In August, the store announced their decision to make the leap across the pond. King of Prussia is only the second US location for Primark, with the first opening in Boston this past September. In addition, they plan to open seven more locations throughout the Northeast over the next two years.
Disclaimer: I'm slightly biased on this subject. I studied abroad in Ireland during college and for a broke twenty-something living out of a suitcase for a semester, Primark was my saving grace. Needless to say, I was ecstatic when I heard that they were starting to open stores near me.
As a department store, Primark will be competing with the likes of Macys and JCPenney, while as a fast-fashion retailer they will compete with the H&M's and Forever21's of the world. So how does Primark plan to compete against these retail giants? By leveraging their low cost, fast-fashion business model.
Being a fast-fashion retailer, they do not follow the standard four seasons that other retailers do. Primark changes their inventory every few weeks, ensuring that their clothes are always in line with the latest trends in the fashion world. However, it's more than always having the latest fashion on their shelves, Primark sells these items for cheap. CNN Money estimates that the average piece of clothing at Primark costs $6!
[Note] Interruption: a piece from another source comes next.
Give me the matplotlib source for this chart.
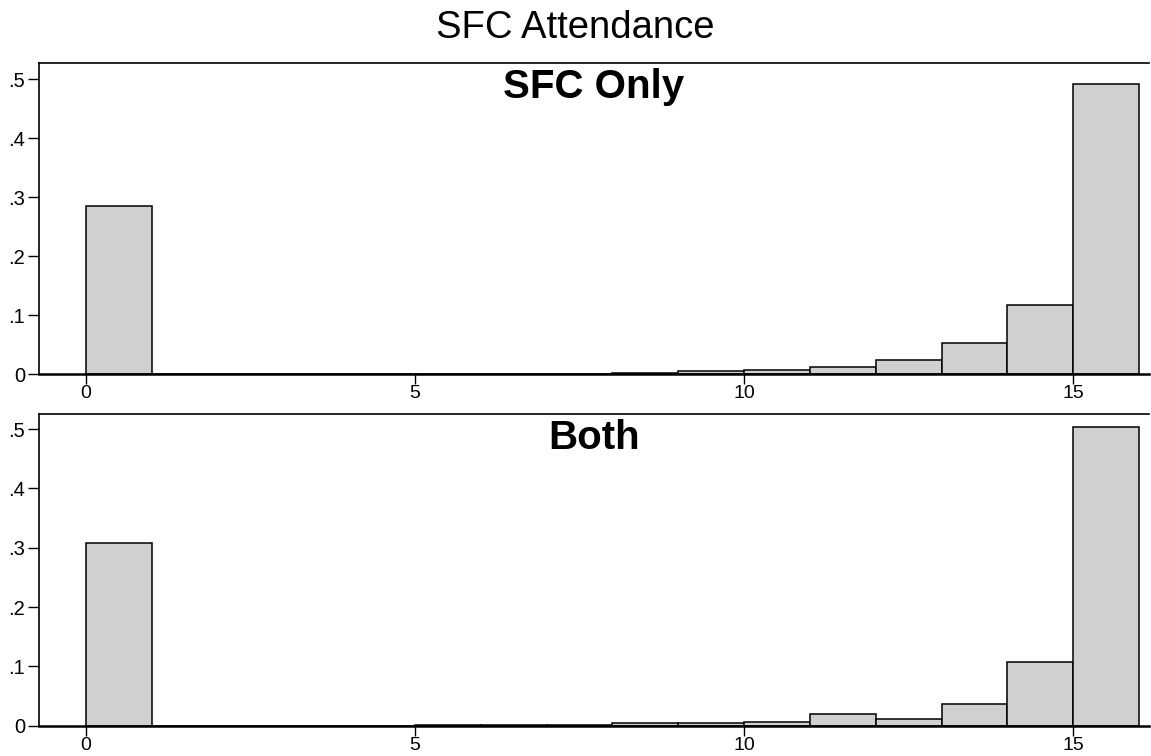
import matplotlib
matplotlib.use("Agg")
import matplotlib.pyplot as plt
import numpy as np

plt.rcParams['font.family'] = ['Liberation Sans', 'DejaVu Sans']

bin_left = list(range(16))
sfc_only = [0.2855, 0, 0, 0, 0, 0, 0, 0, 0.0017, 0.006, 0.008, 0.013, 0.024, 0.0535, 0.117, 0.4915]
both = [0.308, 0, 0, 0, 0, 0.001, 0.001, 0.001, 0.004, 0.004, 0.0056, 0.020, 0.011, 0.037, 0.107, 0.503]
panel_titles = ["SFC Only", "Both"]
xticks = [0, 5, 10, 15]
yticks = [0, 0.1, 0.2, 0.3, 0.4, 0.5]
ytick_labels = ["0", ".1", ".2", ".3", ".4", ".5"]

W, H = 1151, 756
fig = plt.figure(figsize=(W / 100, H / 100), dpi=100)

def px_axes(left, top, right, bottom):
    return fig.add_axes([left / W, 1 - bottom / H, (right - left) / W, (bottom - top) / H])

axes = [px_axes(39, 63.3, 1149, 374.3), px_axes(39, 414.3, 1149, 725.7)]
ytops = [0.527, 0.525]

for ax, vals, ttl, ytop in zip(axes, [sfc_only, both], panel_titles, ytops):
    ax.bar(bin_left, vals, width=1.0, align='edge', color='#d0d0d0',
           edgecolor='black', linewidth=1.1, zorder=2)
    ax.set_xlim(-0.709, 16.15)
    ax.set_ylim(0, ytop)
    ax.set_xticks(xticks)
    ax.set_xticklabels([str(t) for t in xticks])
    ax.set_yticks(yticks)
    ax.set_yticklabels(ytick_labels)
    ax.tick_params(axis='y', length=8, width=1.0, labelsize=14.5, pad=2, color='black')
    ax.tick_params(axis='x', length=7, width=1.0, labelsize=14, pad=1, color='black')
    ax.spines['right'].set_visible(False)
    for s in ['left', 'top']:
        ax.spines[s].set_linewidth(1.2)
    ax.spines['bottom'].set_linewidth(1.8)
    ax.spines['bottom'].set_zorder(3)
    ax.text(0.5, 0.985, ttl, transform=ax.transAxes, ha='center', va='top',
            fontsize=29, fontweight='bold')

fig.text(0.5, 1 - 28 / H, "SFC Attendance", ha='center', va='center', fontsize=27.5)

fig.savefig("out.png", dpi=100)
But how does Primark manage to keep their prices so low? According to their website, they applaud their lack of advertising, inventory planning/management, and efficient production for their ability to keep their merchandise affordable.
Unlike many US clothing retailers, Primark does not do a lot of advertising - claiming they only advertise when they open a new store. Instead, the retailer chooses to use their social media followers and word of mouth to promote their business. They encourage their customers to share their experiences on social media, using specific hashtags or tagging the stores page/account, to promote their brand. By leveraging social media buzz to market their stores, they are able to save on advertising costs.
Primark places large orders with their suppliers and orders are far in advance of when clothes will be in demand to allow for better planning by their suppliers. Also, they design their products so that materials can be sourced locally by manufacturers. Each of these factors helps Primark during the negotiation process when purchasing their clothes from suppliers. The large order sizes open the doors for volume discounts with suppliers, as opposed to multiple small orders throughout the year. Similarly, they give their suppliers sufficient time to fulfill orders, allowing for better planning and buying, which reduces the manufacturing costs. Finally, by ensuring that materials are readily available in the regions where clothes are manufactured, Primark avoids unnecessary transportation and logistics expenses that could drive up the materials costs.
Whether or not the US will catch "Primania" is yet to be seen, but it should be interesting to see what impact this newcomer may have on the US retail market. Regardless, I know where I will be doing my holiday shopping this season.